Un’altra questione è il nucleare, e dopo aver annunciato un piano per costruire 16 reattori entro il 2040, l’Arabia ha dichiarato di voler estrarre uranio dalle sue grandi riserve, per arricchirlo e produrre energia, e anche desalinizzare le acque. Vision 2030 prevede pure un patto arabo con la Cina, mettendo così in difficoltà l’Europa e soprattutto il suo alleato storico più potente, gli Stati Uniti.

Tutti questi progetti tendono a distrarre l’opinione pubblica internazionale dai crimini di stato commessi sulla popolazione, che continuano ad essere una triste realtà in Arabia Saudita e non pensare soprattutto ai diritti delle donne e delle persone LGBT nel regno.

Sportswashing, ripulirsi la reputazione ospitando eventi sportivi

Si ignora sistematicamente pure l’uccisione di centinaia di migranti lungo il confine con lo Yemen. Nel contempo l’Arabia ospita la Supercoppa, l’Inter dei cinesi, la Lazio di Lotito, la Fiorentina dell’americano Commisso, il Napoli di Delaurentiis, il Real Madrid e il Barcellona costruite su un sistema di azionariato popolare, ed è ormai diventato da un paio d’anni il Paese di Cristiano Ronaldo e Neymar, non più della repressione e della sistematica violazione dei diritti umani.

Insomma viene messo in atto quello che, con un termine anglosassone, si definisce lo “sportswashing”, vale a dire il ripulirsi la reputazione, ospitando gli eventi sportivi, che attraggono una grande attenzione mediatica.

L’Arabia Saudita lo sta già facendo e intende intensificare queste operazioni nel prossimo decennio. Infatti il paese della petromonarchia ha appena ospitato la Supercoppa spagnola di calcio, nonostante gli avvertimenti da parte di una delle squadre partecipanti ai suoi tifosi, in particolare quelli LGBT, e sta facendo lo stesso con la Supercoppa italiana. Ma queste competizioni sono solo due tra i numerosi eventi, sportivi e non, che l’Arabia Saudita ospita nell’ambito di “Vision 2030”, il sopracitato programma multimiliardario sostenuto dal principe ereditario Mohammed Bin Salman, che mira a due obiettivi fondamentali, diversificare l’economia e ripulire l’immagine del Paese.

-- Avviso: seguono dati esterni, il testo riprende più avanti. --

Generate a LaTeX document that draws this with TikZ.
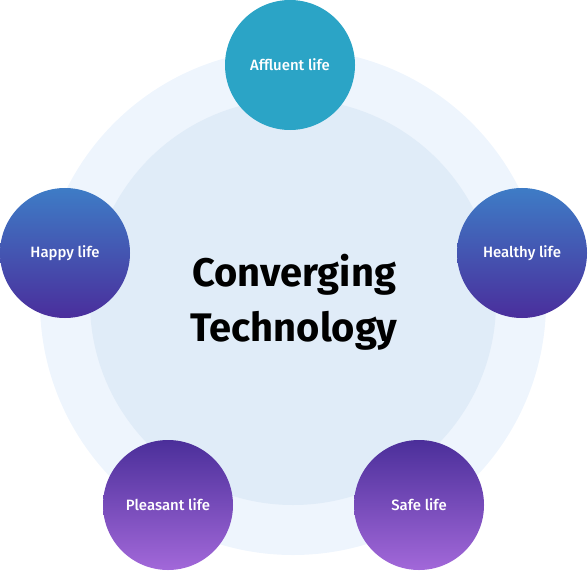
\documentclass[tikz,border=0pt]{standalone}
\usepackage{fontspec}
\setmainfont{Fira Sans}
\newfontfamily\labelfont{Fira Sans Medium}
\definecolor{ringout}{HTML}{EEF5FD}
\definecolor{ringin}{HTML}{E0ECF8}
\definecolor{tealc}{HTML}{2BA4C6}
\definecolor{blueT}{HTML}{3E7CC6}
\definecolor{blueB}{HTML}{4A2E9C}
\definecolor{violetT}{HTML}{4B2F9A}
\definecolor{violetB}{HTML}{A268D9}
\begin{document}
\begin{tikzpicture}[x=1bp, y=-1bp,
    ring/.style={circle, draw=none, inner sep=0pt},
    life/.style={circle, draw=none, minimum size=130bp, inner sep=0pt,
                 text=white, font=\labelfont\fontsize{15}{18}\selectfont},
    lifeteal/.style={life, fill=tealc},
    lifeblue/.style={life, top color=blueT, bottom color=blueB},
    lifeviolet/.style={life, top color=violetT, bottom color=violetB}
]
\useasboundingbox (0,0) rectangle (588,571);

% --- RINGS ---
\node[ring, fill=ringout, minimum size=506bp] (outer) at (293,302) {};
\node[ring, fill=ringin, minimum size=406bp] (inner) at (293,302) {};

% --- CENTRE ---
\node[font=\fontsize{40}{55}\selectfont\bfseries, align=center] (title) at (294,302)
    {Converging\\Technology};

% --- LIVES ---
\node[lifeteal] (affluent) at (290,65) {Affluent life};
\node[lifeblue] (happy) at (65,253) {Happy life};
\node[lifeblue] (healthy) at (522,253) {Healthy life};
\node[lifeviolet] (pleasant) at (168,505) {Pleasant life};
\node[lifeviolet] (safe) at (419,505) {Safe life};

\end{tikzpicture}
\end{document}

A People’s Vision for Reform in Saudi Arabia

Nella primavera dello scorso anno tanti difensori dei diritti umani, attivisti ed intellettuali sauditi hanno presentato un documento, intitolato “A People’s Vision for Reform in Saudi Arabia”, articolando una serie di principi e riforme che dovrebbero essere alla base di un’Arabia Saudita, che rispetti finalmente i diritti umani. Le loro richieste includono il rilascio di tutti i prigionieri politici, il rispetto dei diritti alla libertà di espressione e di associazione, la protezione dei diritti delle donne, dei migranti e delle minoranze religiose, l’abolizione della tortura e della pena di morte, la riforma della giustizia, e la ridistribuzione della ricchezza nel Paese.

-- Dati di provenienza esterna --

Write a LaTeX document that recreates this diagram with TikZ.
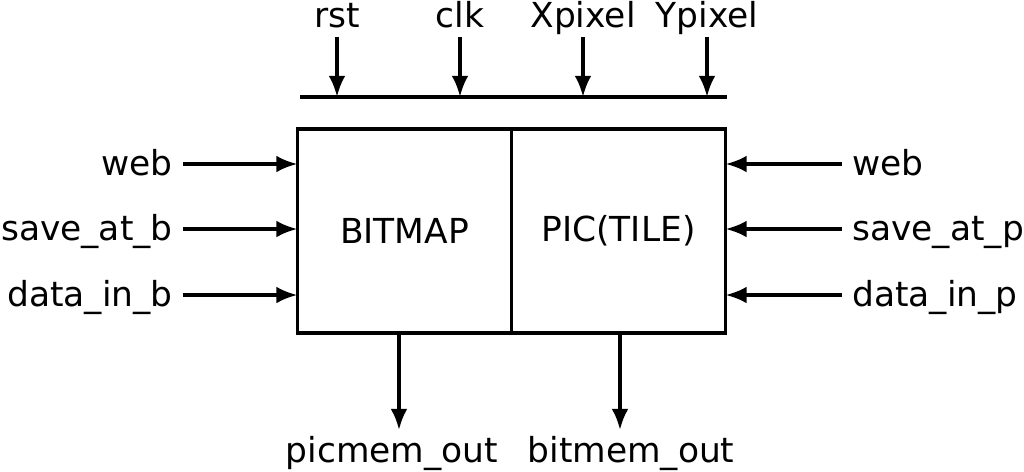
\documentclass[tikz,border=0pt]{standalone}
\usepackage{fontspec}
\setmainfont{DejaVu Sans}
\usetikzlibrary{positioning, arrows, arrows.meta}

\begin{document}
\begin{tikzpicture}[
  x=0.02cm, y=-0.02cm,
  every node/.style={font=\fontsize{19.6}{24}\selectfont},
  blocknode/.style={draw, line width=2.1pt, minimum width=4.28cm, minimum height=4.08cm, inner sep=0pt, outer sep=0pt},
  signode/.style={inner xsep=0.2cm, inner ysep=0.08cm, text height=15.7pt, text depth=3.1pt},
  sigarrow/.style={-{Latex[length=12pt, width=9.5pt]}, line width=2.1pt}
]
  \useasboundingbox (0,0) rectangle (1024,471);

  % Memory blocks
  \node[blocknode] (bitmap) at (404.5,231) {BITMAP};
  \node[blocknode] (pic) at (618.5,231) {PIC(TILE)};

  % Shared bus
  \coordinate (bus_w) at (300,97);
  \coordinate (bus_e) at (727,97);
  \draw[line width=2.1pt] (bus_w) -- (bus_e);

  % Top inputs
  \node[signode, anchor=base] (rst) at (337,27) {rst};
  \node[signode, anchor=base] (clk) at (460,27) {clk};
  \node[signode, anchor=base] (xpixel) at (583,27) {Xpixel};
  \node[signode, anchor=base] (ypixel) at (707,27) {Ypixel};
  \foreach \n in {rst, clk, xpixel, ypixel}
    \draw[sigarrow] (\n.south) -- (\n.south |- bus_w);

  % Bitmap inputs
  \node[signode, anchor=east] (web_b) at (183,164) {web};
  \node[signode, anchor=east] (save_b) at (183,229) {save\_at\_b};
  \node[signode, anchor=east] (data_b) at (183,295) {data\_in\_b};
  \foreach \n in {web_b, save_b, data_b}
    \draw[sigarrow] (\n.east) -- (\n.east -| bitmap.west);

  % Pic inputs
  \node[signode, anchor=west] (web_p) at (842,164) {web};
  \node[signode, anchor=west] (save_p) at (842,229) {save\_at\_p};
  \node[signode, anchor=west] (data_p) at (842,295) {data\_in\_p};
  \foreach \n in {web_p, save_p, data_p}
    \draw[sigarrow] (\n.west) -- (\n.west -| pic.east);

  % Outputs
  \coordinate (tap_b) at (399,333);
  \coordinate (tap_p) at (620,333);
  \node[signode, anchor=base] (picmem) at (392,462) {picmem\_out};
  \node[signode, anchor=base] (bitmem) at (631,462) {bitmem\_out};
  \draw[sigarrow] (tap_b) -- (tap_b |- picmem.north);
  \draw[sigarrow] (tap_p) -- (tap_p |- bitmem.north);
\end{tikzpicture}
\end{document}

Ma invece di rispettare le proprie obbligazioni sui diritti umani, ed iniziare un dialogo con la società civile, le autorità saudite continuano a reprimere ogni forma di dissenso e preferiscono limitare gli investimenti alla formulazione massiccia di campagne ed eventi, per ripulire la propria reputazione.

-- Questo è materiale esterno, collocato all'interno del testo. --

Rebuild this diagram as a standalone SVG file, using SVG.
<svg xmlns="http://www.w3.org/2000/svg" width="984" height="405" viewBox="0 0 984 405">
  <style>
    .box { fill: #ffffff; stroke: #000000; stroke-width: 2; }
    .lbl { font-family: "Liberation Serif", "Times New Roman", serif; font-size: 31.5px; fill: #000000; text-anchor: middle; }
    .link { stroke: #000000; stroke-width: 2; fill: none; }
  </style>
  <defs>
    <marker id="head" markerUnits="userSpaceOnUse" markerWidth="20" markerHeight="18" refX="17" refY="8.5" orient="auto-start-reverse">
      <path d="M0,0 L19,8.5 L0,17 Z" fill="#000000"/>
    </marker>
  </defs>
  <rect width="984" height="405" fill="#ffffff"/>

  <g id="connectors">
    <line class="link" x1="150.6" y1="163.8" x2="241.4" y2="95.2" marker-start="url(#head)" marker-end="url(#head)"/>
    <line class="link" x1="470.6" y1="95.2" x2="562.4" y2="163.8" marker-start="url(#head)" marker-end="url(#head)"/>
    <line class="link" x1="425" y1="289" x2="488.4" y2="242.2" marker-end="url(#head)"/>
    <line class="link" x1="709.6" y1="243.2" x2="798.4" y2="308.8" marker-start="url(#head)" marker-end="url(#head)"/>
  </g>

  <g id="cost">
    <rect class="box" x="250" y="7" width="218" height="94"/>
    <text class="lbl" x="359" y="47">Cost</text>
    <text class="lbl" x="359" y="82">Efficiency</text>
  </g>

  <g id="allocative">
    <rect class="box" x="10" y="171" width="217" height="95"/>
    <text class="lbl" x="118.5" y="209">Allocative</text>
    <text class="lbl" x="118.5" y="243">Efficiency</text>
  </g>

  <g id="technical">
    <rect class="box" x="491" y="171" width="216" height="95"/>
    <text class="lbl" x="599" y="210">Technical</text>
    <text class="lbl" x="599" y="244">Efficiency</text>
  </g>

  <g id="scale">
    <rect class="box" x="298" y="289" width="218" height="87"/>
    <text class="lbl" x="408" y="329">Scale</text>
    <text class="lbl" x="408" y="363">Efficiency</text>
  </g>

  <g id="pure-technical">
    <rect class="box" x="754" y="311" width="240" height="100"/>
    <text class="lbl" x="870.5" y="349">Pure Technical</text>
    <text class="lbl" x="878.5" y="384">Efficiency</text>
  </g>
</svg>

Così dopo essersi aggiudicati EXPO 2030, peraltro battendo nettamente la Corea del Sud e proprio l’Italia, e i Giochi Asiatici del 2034, il governo saudita potrebbe presto aggiudicarsi anche il diritto di ospitare la coppa del mondo di calcio maschile del 2034, e nonostante la pesante discriminazione nei confronti delle donne ancora presente nel Paese anche l’edizione femminile dell’anno successivo, il 2035, del mondiale di calcio.

E l’Europa si presta al gioco

Mentre l’Arabia Saudita non nasconde le sue ambizioni di crescere tantissimo in ambito calcistico, in Italia, come in buona parte dell’Europa lo sport più popolare continua ad essere invece sommerso dai debiti, rischiando di farsi burattino ben pagato della macchina di propaganda saudita. In questo modo si rafforza anche la percezione da parte del governo saudita, che la propria reputazione internazionale non sia minacciata dagli abusi sui diritti umani, crescendo di conseguenza nella convinzione di poter continuare ad investire in eventi, che distolgano l’attenzione dalla loro sistematica violazione.

E l’Europa si presta al gioco, pensando solo a recuperare soldi e dimenticando sempre più spesso i valori sportivi del calcio, che invece sta diventando sempre di più pericolosamente simile alla pura e semplice messa in scena di uno spettacolo, sul modello del wrestling americano.